Just recently, scientists decided to investigate how human-driven events impact on various amphibian species throughout the world, especially seeing how the past few years brought about a considerable decline in their population.
It was argued that climate change, ever-increasing levels of pollution, the destruction of natural ecosystems and humans' being responsible for the fact that invasive species have taken over several territories are all to blame for this biodiversity crisis.
Apparently, all said factors have contributed to more and more amphibians getting sick and dying as time goes by. As the researchers explain, pollution is responsible for these animals' immune system growing weak.
This means that they are no longer able to efficiently cope with the changes brought about in their natural habitats by climate change and global warming.
More precisely: they become vulnerable to newly emerging viruses and pathogens, get infected and die.
Apparently, these viruses and pathogens are made all the more resilient by warmer winters and overall higher temperatures during night-time.
Oregon Stat University
informs us that Andrew Blaustein, one of the environmental scientists who looked into this issue, made a case of how “There's more and more evidence of the role of disease in the biodiversity crisis, in both amphibians and other types of animals.”

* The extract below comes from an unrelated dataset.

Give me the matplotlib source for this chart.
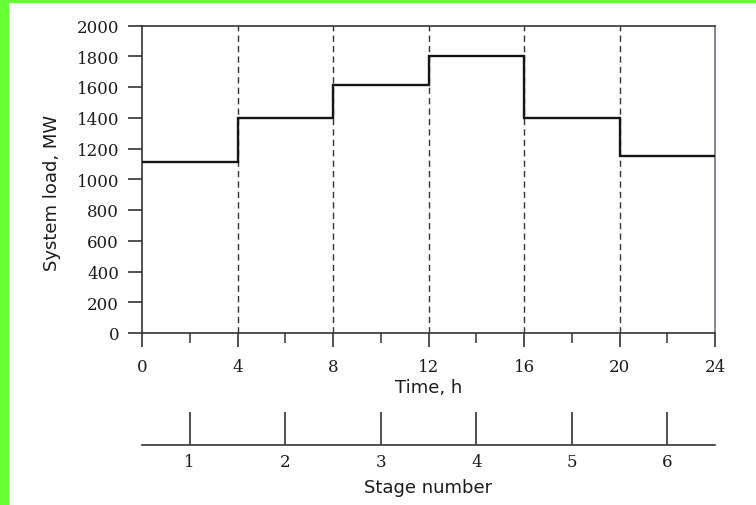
import numpy as np
import matplotlib
matplotlib.use("Agg")
import matplotlib.pyplot as plt
from matplotlib.patches import Rectangle

# stage boundaries (h) and load in each stage (MW)
edges = [0, 4, 8, 12, 16, 20, 24]
loads = [1110, 1400, 1610, 1800, 1400, 1150]
stages = [1, 2, 3, 4, 5, 6]
y_ticks = [0, 200, 400, 600, 800, 1000, 1200, 1400, 1600, 1800, 2000]

W, H = 756, 506
fig = plt.figure(figsize=(W / 100, H / 100), dpi=100)
fig.patch.set_facecolor("white")

# green frame of the original screenshot
green = "#66ff33"
fig.patches.append(Rectangle((0, 0), 8 / W, 1, transform=fig.transFigure,
                             color=green, zorder=10))
fig.patches.append(Rectangle((0, 1 - 3 / H), 1, 3 / H, transform=fig.transFigure,
                             color=green, zorder=10))

serif = "DejaVu Serif"
ink = "#1c1c1c"

left, right = 142 / W, 715 / W
ax = fig.add_axes([left, 1 - 334 / H, right - left, (334 - 26.5) / H])
ax.stairs(loads, edges, color="#151515", lw=1.7, baseline=None, zorder=3)
ax.vlines(edges[1:-1], 0, 2000, colors="#333333", lw=1.0,
          linestyles=(0, (4.5, 3)), zorder=2)
ax.set_xlim(0, 24)
ax.set_ylim(0, 2000)
ax.set_xticks(edges)
ax.set_xticks([2, 6, 10, 14, 18, 22], minor=True)
ax.set_yticks(y_ticks)
for s in ax.spines.values():
    s.set_color("#333333")
    s.set_linewidth(1.2)
ax.spines["right"].set_color("#6f6f88")
ax.tick_params(axis="x", which="major", direction="out", length=10, width=1.2,
               pad=8, color="#333333", labelsize=12, labelcolor=ink)
ax.tick_params(axis="x", which="minor", direction="out", length=7, width=1.1,
               color="#333333")
ax.tick_params(axis="y", direction="out", length=10, width=1.2, pad=6.5,
               color="#333333", labelsize=12, labelcolor=ink)
for lab in ax.get_xticklabels() + ax.get_yticklabels():
    lab.set_family(serif)

ax.set_xlabel("Time, h", fontsize=13, color=ink)
ax.xaxis.set_label_coords(0.5, -0.176)
ax.xaxis.label.set_verticalalignment("center")
ax.set_ylabel("System load, MW", fontsize=13, color=ink)
ax.yaxis.set_label_coords(-0.157, 0.46)
ax.yaxis.label.set_verticalalignment("center")

# stage-number scale under the time axis
sax = fig.add_axes([left, 1 - 446 / H, right - left, 40.5 / H])
sax.set_xlim(0, 24)
sax.set_ylim(0, 1)
sax.patch.set_alpha(0)
for side in ["left", "right", "top"]:
    sax.spines[side].set_visible(False)
sax.spines["bottom"].set_color("#333333")
sax.spines["bottom"].set_linewidth(1.2)
sax.set_yticks([])
sax.set_xticks([2 + 4 * (n - 1) for n in stages])
sax.set_xticklabels([str(n) for n in stages])
sax.tick_params(axis="x", direction="in", length=24, width=1.2, pad=6,
                color="#333333", labelsize=12, labelcolor=ink)
for lab in sax.get_xticklabels():
    lab.set_family(serif)
sax.set_xlabel("Stage number", fontsize=13, color=ink)
sax.xaxis.set_label_coords(0.5, -1.04)
sax.xaxis.label.set_verticalalignment("center")

fig.savefig("out.png", dpi=100, facecolor=fig.get_facecolor())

He further goes on to explain that, although most animals are naturally equipped to deal with various health threats, “in the face of pollution, a reduced immune response, climate change, evolving pathogens and many other stresses in such a short period of time, many species now simply can't survive.”
Although for the time being amphibians are the ones most affected by the afore-mentioned environmental changes, mainly because their being both terrestrial and aquatic animals gets them exposed to more sources of pollution, odds are that unless something is soon done, more and more animals will experience a similar decline in their population.